There is no greater cinematic sin than wasted potential. Unfortunately, there persists a well-trodden path for conceptual genius and spot-on casting which has an end product that is doomed to eternal cinematic damnation. A biblical fate which director Martin Owen’s latest release, Killers Anonymous, has narrowly avoided – but only just.
Billed as a crime thriller which follows a mysterious group of killers who attend a murderous Alcoholics Anonymous-style weekly support group, the film promises a cerebral, stylish, action-packed thrill ride with a star-studded cast, but ultimately fails to deliver on them.
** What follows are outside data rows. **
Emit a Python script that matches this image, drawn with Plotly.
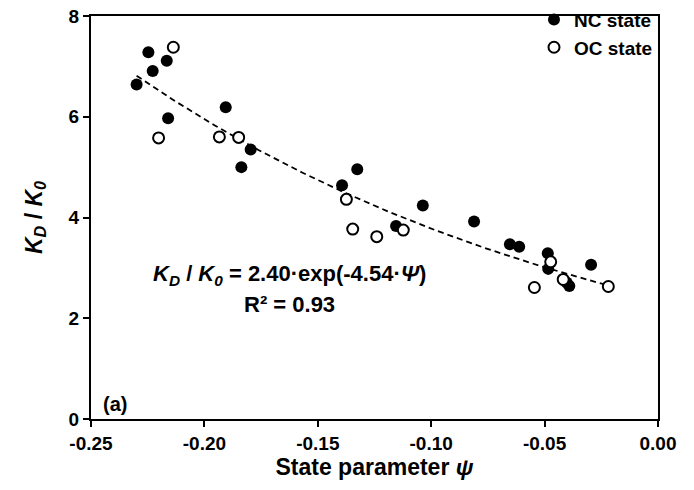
import numpy as np
import plotly.graph_objects as go

# NC state (filled)
nc_psi = [-0.2299, -0.2247, -0.2228, -0.2166, -0.2160, -0.1906, -0.1837, -0.1796,
          -0.1393, -0.1326, -0.1155, -0.1037, -0.0811, -0.0653, -0.0612, -0.0486,
          -0.0484, -0.0403, -0.0391, -0.0295]
nc_ratio = [6.64, 7.28, 6.91, 7.11, 5.97, 6.19, 5.00, 5.35,
            4.64, 4.96, 3.83, 4.24, 3.92, 3.47, 3.42, 3.29,
            2.98, 2.71, 2.64, 3.06]

# OC state (open)
oc_psi = [-0.2202, -0.2137, -0.1934, -0.1849, -0.1374, -0.1346, -0.1240, -0.1123,
          -0.0545, -0.0473, -0.0418, -0.0219]
oc_ratio = [5.58, 7.38, 5.60, 5.59, 4.36, 3.77, 3.62, 3.75,
            2.61, 3.12, 2.77, 2.63]

# Exponential fit shown on chart
fit_a = 2.40
fit_b = -4.54

x_ticks = [-0.25, -0.20, -0.15, -0.10, -0.05, 0.00]
x_ticktext = ["-0.25", "-0.20", "-0.15", "-0.10", "-0.05", "0.00"]
y_ticks = [0, 2, 4, 6, 8]

FONT = "Arial, Liberation Sans, sans-serif"
TS = 19

all_x = nc_psi + oc_psi
fx = np.linspace(min(all_x), max(all_x), 200)
fy = fit_a * np.exp(fit_b * fx)

fig = go.Figure()
fig.add_trace(go.Scatter(x=fx, y=fy, mode="lines",
                         line=dict(color="black", width=1.8, dash="6px,4px"),
                         showlegend=False, hoverinfo="skip"))
fig.add_trace(go.Scatter(x=nc_psi, y=nc_ratio, mode="markers", name="<b>NC state</b>",
                         marker=dict(symbol="circle", size=12, color="black",
                                     line=dict(color="black", width=0))))
fig.add_trace(go.Scatter(x=oc_psi, y=oc_ratio, mode="markers", name="<b>OC state</b>",
                         marker=dict(symbol="circle", size=11, color="white",
                                     line=dict(color="black", width=2))))

axis_common = dict(showline=True, linecolor="black", linewidth=2, mirror=True,
                   ticks="outside", ticklen=6, tickwidth=2, tickcolor="black",
                   showgrid=False, zeroline=False, ticklabeloverflow="allow",
                   tickfont=dict(family=FONT, size=TS, color="black", weight="bold"))

fig.update_xaxes(range=[-0.25, 0.0], tickvals=x_ticks, ticktext=x_ticktext,
                 title=dict(text="<b>State parameter <i>ψ</i></b>",
                            font=dict(family=FONT, size=23, color="black"), standoff=3),
                 **axis_common)
fig.update_yaxes(range=[0, 8], tickvals=y_ticks,
                 title=dict(text="<b><i>K<sub>D</sub></i> / <i>K<sub>0</sub></i></b>",
                            font=dict(family=FONT, size=23, color="black"), standoff=20),
                 **axis_common)

fig.add_annotation(x=-0.1623, y=2.86, xref="x", yref="y", showarrow=False,
                   text="<b><i>K<sub>D</sub></i> / <i>K<sub>0</sub></i> = 2.40·exp(-4.54·<i>Ψ</i>)</b>",
                   font=dict(family=FONT, size=22, color="black"))
fig.add_annotation(x=-0.1623, y=2.28, xref="x", yref="y", showarrow=False,
                   text="<b>R² = 0.93</b>",
                   font=dict(family=FONT, size=22, color="black"))
fig.add_annotation(x=0.018, y=0.005, xref="paper", yref="paper", showarrow=False,
                   xanchor="left", yanchor="bottom",
                   text="<b>(a)</b>", font=dict(family=FONT, size=20, color="black"))

fig.update_layout(
    width=694, height=490,
    margin=dict(l=91, r=36, t=16, b=71, autoexpand=False),
    plot_bgcolor="white", paper_bgcolor="white",
    font=dict(family=FONT, color="black"),
    legend=dict(x=1.0, y=1.038, xanchor="right", yanchor="top",
                bgcolor="rgba(0,0,0,0)", font=dict(family=FONT, size=TS, color="black"),
                itemwidth=30, tracegroupgap=0),
)

# remove the default page margin so the 694x490 figure fills the window exactly
fig.write_html("out.html", config={"displayModeBar": False},
               post_script="document.body.style.margin='0';")
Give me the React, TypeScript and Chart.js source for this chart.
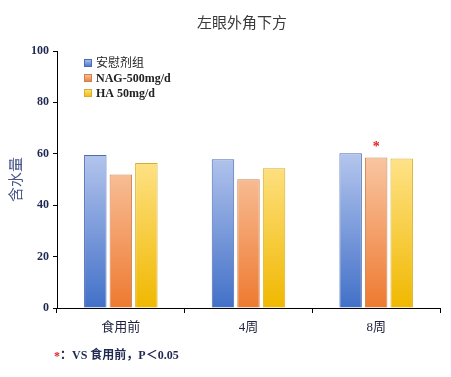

Starting with the film’s casting, which has made for a laughably cynical and misguided marketing campaign. Given that three of the main billed cast members in the promotional material – Gary Oldman, Suki Waterhouse, and Jessica Alba – only feature in what are effectively glorified cameos in the finished film.
By far the most egregious example is Oldman who, despite getting slightly more screen time, seemingly exists purely for his “Academy Award winner” poster caption and could be easily removed from the film entirely without any plot ramifications whatsoever.
In terms of the overall plot, the film does succeed, at least on a basic level, in telling a compelling story with enough twists and turns to keep the events unfolding on screen as engaging as possible. However, any successes are undermined by the plot’s convoluted nature and tonally-confused ending. Whilst there has always been a long history of thrillers with surprising end reveals, the plot fails to lay any of the groundwork required for such a drastic left-turn causing the ending to stray dangerously close to ‘jumping the shark’ territory.
There are also similar issues with the relatively uninspired characters themselves. Despite the potential that a group of serial killers affords, they are mostly written as caricatures of real-life murderers and as a result can feel particularly one-dimensional and hollow at times.
Despite this, the performances contained within are remarkably good and the moments of tension between the group are electric. In particular, Tim McInnery’s creepy Harold Shipman-esque medical murderer Calvin, and Michael Socha’s sensitive ex-Triad Leandro, are impressive stand-out performances.
The film’s strengths are sturdily reinforced throughout by Håvard Helle’s excellent cinematography, which does a fantastic job of keeping the entire production afloat. His near-constant striking neon-lit shots are a delight to watch and the colourful retro aesthetic of the group’s kitsch meeting place is essential to allow the character’s long monologues to remain engaging.
In fact, given the acting talent delivering them, the monologues are themselves the greatest indicator of the film’s wasted potential. They do a great job of providing genuine flairs of writing brilliance, but ultimately struggle to support the crushing weight of the film’s numerous plot issues.
It must be remarked that Killers Anonymous is certainly not as truly rotten as some of its cinematic-sinning purgatory-dwelling compatriots. Despite its flaws, it is well-acted and stylish daydream of promise, but unfortunately still one that is trapped inside a swirling nightmare of plot confusion and banality.
Killers Anonymous is now in cinemas and also available on Digital Download and Home Entertainment.